A motor will run steadily at a constant speed when the propelling torque T of the rotor is equal to the braking, or resisting, torque T_b of the shaft load such as a lathe tool. The rotor speed n₂ and slip S vary in a definite manner with the load on the shaft.

The stator field rotates with respect to the rotor at a definite slip speed n_s and induces an emf E₂ in the rotor winding, which forces the current I ₂ to circulate in the closed circuit of the rotor. An in­crease in the load, i.e. an increase in the resisting torque, disturbs the equilibrium of the torques since T_b becomes higher than T. The rotor slows down and the slip increases. The rate at which the rotor conductors cut the stator flux now grows, with the result that the emf E₂ increases accompanied by the corresponding increase in both the rotor current and the torque developed by the motor. The slip and the rotor current will continue to rise until the pro­pelling torque and the resisting torque become equal anew.

A similar process of variations in the rotor speed and the rotor torque occurs when the load on the shaft decreases. The braking torque then becomes smaller than the propelling torque and the rotor begins to gain speed, so the slip diminishes. The emf and, hence, the current in the rotor winding now fall off, causing the rotor torque to decrease until it again becomes equal to the braking torque.

The magnetic field of the stator links the conductors of the stator winding and induces in it the emf E₁ that balances out the impressed voltage V₁ of the supply circuit. Neglecting the voltage drop across the resistance of the stator winding, which is small in comparison with the emf, we can write an approximate equation V₁ = E₁.

Thus, if the impressed voltage does not vary in absolute value, the stator emf is approximately constant. The magnetic flux in the air gap of the machine, just like that in a transformer, is then nearly uniform, whatever the changes in loading.

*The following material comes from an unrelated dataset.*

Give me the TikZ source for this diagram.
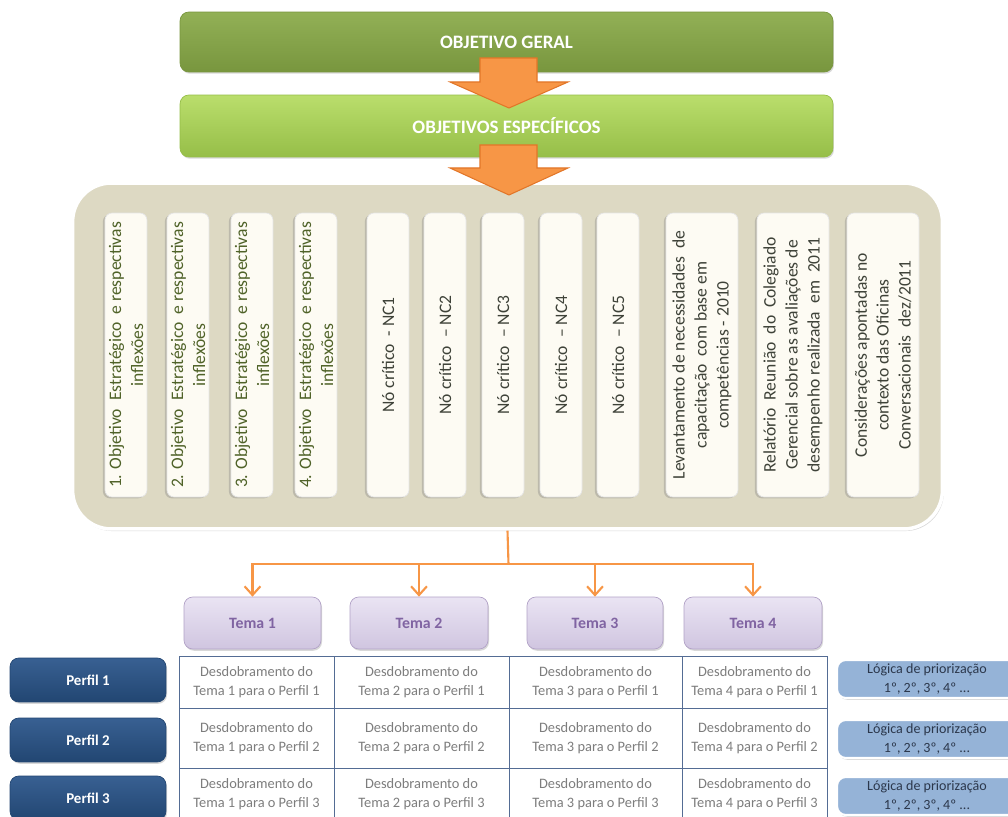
\documentclass[tikz,border=0pt]{standalone}
\usepackage{fontspec}
\setmainfont{Carlito}
\usetikzlibrary{shadows,arrows.meta}

\definecolor{verdeA}{RGB}{146,176,86}
\definecolor{verdeB}{RGB}{120,150,62}
\definecolor{verdeC}{RGB}{186,222,108}
\definecolor{verdeD}{RGB}{150,190,72}
\definecolor{areia}{RGB}{221,217,195}
\definecolor{creme}{RGB}{253,251,243}
\definecolor{laranja}{RGB}{247,150,70}
\definecolor{laranjaesc}{RGB}{226,118,40}
\definecolor{lilasA}{RGB}{234,228,243}
\definecolor{lilasB}{RGB}{208,197,224}
\definecolor{lilasbord}{RGB}{178,162,199}
\definecolor{roxo}{RGB}{128,100,162}
\definecolor{marinhoA}{RGB}{56,96,146}
\definecolor{marinhoB}{RGB}{34,70,114}
\definecolor{azulclaro}{RGB}{149,179,215}
\definecolor{oliva}{RGB}{79,98,40}
\definecolor{grafite}{RGB}{62,66,56}
\definecolor{cinzatab}{RGB}{125,125,125}
\definecolor{linhatab}{RGB}{84,108,148}
\definecolor{azulesc}{RGB}{44,56,76}

\tikzset{
  sombra/.style={drop shadow={opacity=0.3, shadow xshift=0.6pt, shadow yshift=-1pt}},
  titulo/.style={sombra, rounded corners=5pt, minimum width=13.06cm, text=white,
    font=\fontsize{10.8}{12}\selectfont\bfseries},
  coluna/.style={rotate=90, fill=creme, draw=white!80!gray, rounded corners=4pt,
    minimum width=5.68cm, minimum height=0.84cm, inner sep=0pt, align=center,
    font=\fontsize{10}{12.5}\selectfont,
    drop shadow={opacity=0.35, shadow xshift=-1.2pt, shadow yshift=-0.8pt}},
  colunalarga/.style={coluna, minimum height=1.44cm, text=grafite},
  setabloco/.style={fill=laranja, draw=laranjaesc, line width=0.6pt, line join=miter},
  fio/.style={draw=laranja, line width=1.2pt},
  tema/.style={sombra, rounded corners=5pt, top color=lilasA, bottom color=lilasB,
    draw=lilasbord, minimum height=1.04cm, text=roxo,
    font=\fontsize{9}{11}\selectfont\bfseries},
  perfil/.style={sombra, rounded corners=5pt, top color=marinhoA, bottom color=marinhoB,
    draw=marinhoB, minimum width=3.12cm, minimum height=0.88cm, text=white,
    font=\fontsize{8.5}{10}\selectfont\bfseries},
  celula/.style={draw=linhatab, line width=0.5pt, minimum height=1.04cm, align=center,
    inner sep=0pt, text=cinzatab, font=\fontsize{8.2}{10.8}\selectfont},
  logica/.style={sombra, fill=azulclaro, draw=white, line width=1.2pt, rounded corners=5pt,
    minimum width=3.6cm, minimum height=0.76cm, align=center, inner sep=0pt,
    text=azulesc, font=\fontsize{8}{10.4}\selectfont}
}

\begin{document}
\begin{tikzpicture}[x=0.02cm, y=-0.02cm]
  \clip (0,0) rectangle (1008,817);
  \fill[white] (0,0) rectangle (1008,817);

  % Objetivos
  \node[titulo, top color=verdeA, bottom color=verdeB, draw=verdeB, minimum height=1.2cm]
    (geral) at (506.5,42) {OBJETIVO GERAL};
  \node[titulo, top color=verdeC, bottom color=verdeD, draw=verdeD, minimum height=1.24cm]
    (espec) at (506.5,126) {OBJETIVOS ESPECÍFICOS};

  % Fundo com as fontes
  \node[fill=areia, draw=white, line width=2pt, rounded corners=22pt,
    minimum width=17.4cm, minimum height=6.92cm,
    drop shadow={opacity=0.3, shadow xshift=0.8pt, shadow yshift=-1.2pt}]
    (fundo) at (507.5,356) {};

  % Setas em bloco
  \filldraw[setabloco] (480,58) -- (537,58) -- (537,82) -- (568,82) -- (509,108)
    -- (450,82) -- (480,82) -- cycle;
  \filldraw[setabloco] (480,145) -- (537,145) -- (537,168) -- (568,168) -- (509,195)
    -- (450,168) -- (480,168) -- cycle;

  % Colunas verticais
  \node[coluna, text=oliva] (ob1) at (126,355) {1. Objetivo\ \ Estratégico\ \ e respectivas\\inflexões};
  \node[coluna, text=oliva] (ob2) at (188,355) {2. Objetivo\ \ Estratégico\ \ e respectivas\\inflexões};
  \node[coluna, text=oliva] (ob3) at (252,355) {3. Objetivo\ \ Estratégico\ \ e respectivas\\inflexões};
  \node[coluna, text=oliva] (ob4) at (316,355) {4. Objetivo\ \ Estratégico\ \ e respectivas\\inflexões};
  \node[coluna, text=grafite] (nc1) at (388,355) {Nó crítico\ \ -\ NC1};
  \node[coluna, text=grafite] (nc2) at (445,355) {Nó crítico\ \ –\ NC2};
  \node[coluna, text=grafite] (nc3) at (503,355) {Nó crítico\ \ –\ NC3};
  \node[coluna, text=grafite] (nc4) at (561,355) {Nó crítico\ \ –\ NC4};
  \node[coluna, text=grafite] (nc5) at (618,355) {Nó crítico\ \ –\ NC5};
  \node[colunalarga] (lev) at (702,355)
    {Levantamento de necessidades\ \ de\\capacitação\ \ com base em\\competências - 2010};
  \node[colunalarga] (rel) at (793,355)
    {Relatório\ \ Reunião\ \ do\ \ Colegiado\\Gerencial sobre as avaliações de\\desempenho realizada\ \ em\ \ 2011};
  \node[colunalarga] (con) at (883,355)
    {Considerações apontadas no\\contexto das Oficinas\\Conversacionais\ \ dez/2011};

  % Temas
  \node[tema, minimum width=2.74cm] (tema1) at (252.5,623) {Tema 1};
  \node[tema, minimum width=2.76cm] (tema2) at (419,623) {Tema 2};
  \node[tema, minimum width=2.72cm] (tema3) at (595,623) {Tema 3};
  \node[tema, minimum width=2.76cm] (tema4) at (753,623) {Tema 4};

  % Ligacoes laranja
  \coordinate (junc) at (508.5,564);
  \draw[fio] (fundo.south) -- (junc);
  \draw[fio, -{Straight Barb[length=5pt,width=9pt]}] (junc) -| (tema1.north);
  \draw[fio, -{Straight Barb[length=5pt,width=9pt]}] (junc) -| (tema2.north);
  \draw[fio, -{Straight Barb[length=5pt,width=9pt]}] (junc) -| (tema3.north);
  \draw[fio, -{Straight Barb[length=5pt,width=9pt]}] (junc) -| (tema4.north);

  % Perfis
  \node[perfil] (perfil1) at (88,680) {Perfil 1};
  \node[perfil] (perfil2) at (88,740) {Perfil 2};
  \node[perfil] (perfil3) at (88,798) {Perfil 3};

  % Tabela dos desdobramentos
  \foreach \t/\cx/\w in {1/256.5/3.1cm, 2/421.5/3.5cm, 3/595.5/3.46cm, 4/754.5/2.9cm} {
    \node[celula, minimum width=\w] (d\t1) at (\cx,682)
      {Desdobramento do\\Tema \t\ para o Perfil 1};
    \node[celula, minimum width=\w, minimum height=1.2cm] (d\t2) at (\cx,738)
      {Desdobramento do\\Tema \t\ para o Perfil 2};
    \node[celula, minimum width=\w] (d\t3) at (\cx,794)
      {Desdobramento do\\Tema \t\ para o Perfil 3};
  }

  % Logica de priorizacao
  \node[logica] (log1) at (927,679) {Lógica de priorização\\1º,\ 2º,\ 3º,\ 4º ...};
  \node[logica] (log2) at (927,739) {Lógica de priorização\\1º,\ 2º,\ 3º,\ 4º ...};
  \node[logica] (log3) at (927,796) {Lógica de priorização\\1º,\ 2º,\ 3º,\ 4º ...};
\end{tikzpicture}
\end{document}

The current in the rotor winding produces its own magnetic field which opposes the magnetic field produced by the current in the stator winding. In order that the resultant magnetic flux should remain constant at any load on the motor, the stator field must coun­terbalance the opposing rotor field. What enables the motor to keep the resultant flux constant is that as the current in the rotor winding grows, so too does the current in the stator winding.

An induction motor is thus simply a transformer with one of its windings revolving with respect to the other winding. As mentioned earlier, an increase in the secondary current of a transformer causes the primary current to increase too.